> [Provided data]
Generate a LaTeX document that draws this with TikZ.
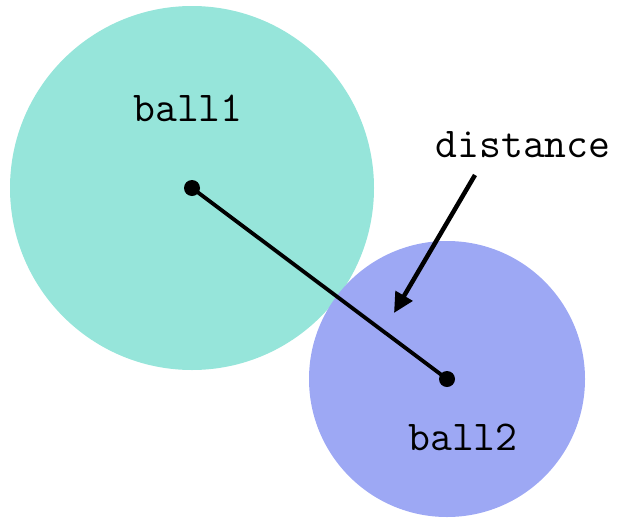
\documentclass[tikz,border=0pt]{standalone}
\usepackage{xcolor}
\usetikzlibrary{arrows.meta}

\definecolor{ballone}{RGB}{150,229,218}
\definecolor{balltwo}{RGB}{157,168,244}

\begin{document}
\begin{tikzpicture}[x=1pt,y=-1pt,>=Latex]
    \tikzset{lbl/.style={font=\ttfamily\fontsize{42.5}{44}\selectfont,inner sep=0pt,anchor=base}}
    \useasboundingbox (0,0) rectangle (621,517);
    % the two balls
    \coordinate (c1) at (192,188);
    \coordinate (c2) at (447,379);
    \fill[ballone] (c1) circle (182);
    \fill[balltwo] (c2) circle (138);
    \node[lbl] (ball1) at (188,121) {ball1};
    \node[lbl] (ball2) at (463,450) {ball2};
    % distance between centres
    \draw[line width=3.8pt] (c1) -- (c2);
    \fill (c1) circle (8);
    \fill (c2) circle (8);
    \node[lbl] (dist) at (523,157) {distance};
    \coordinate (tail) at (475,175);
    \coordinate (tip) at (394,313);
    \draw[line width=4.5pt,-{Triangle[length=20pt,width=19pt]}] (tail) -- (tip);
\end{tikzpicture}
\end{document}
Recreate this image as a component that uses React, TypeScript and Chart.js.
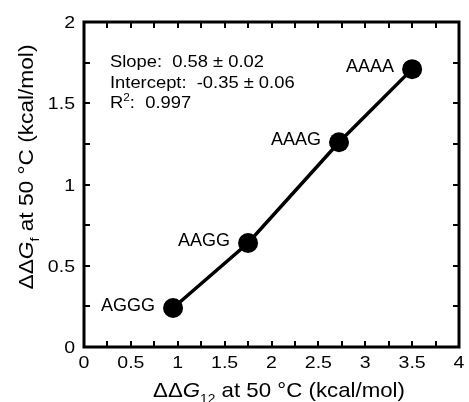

> [What you will do]
Look through the material above. Copy each line where the word "that" appears.

> [Output of the task]
Generate a LaTeX document that draws this with TikZ.
Recreate this image as a component that uses React, TypeScript and Chart.js.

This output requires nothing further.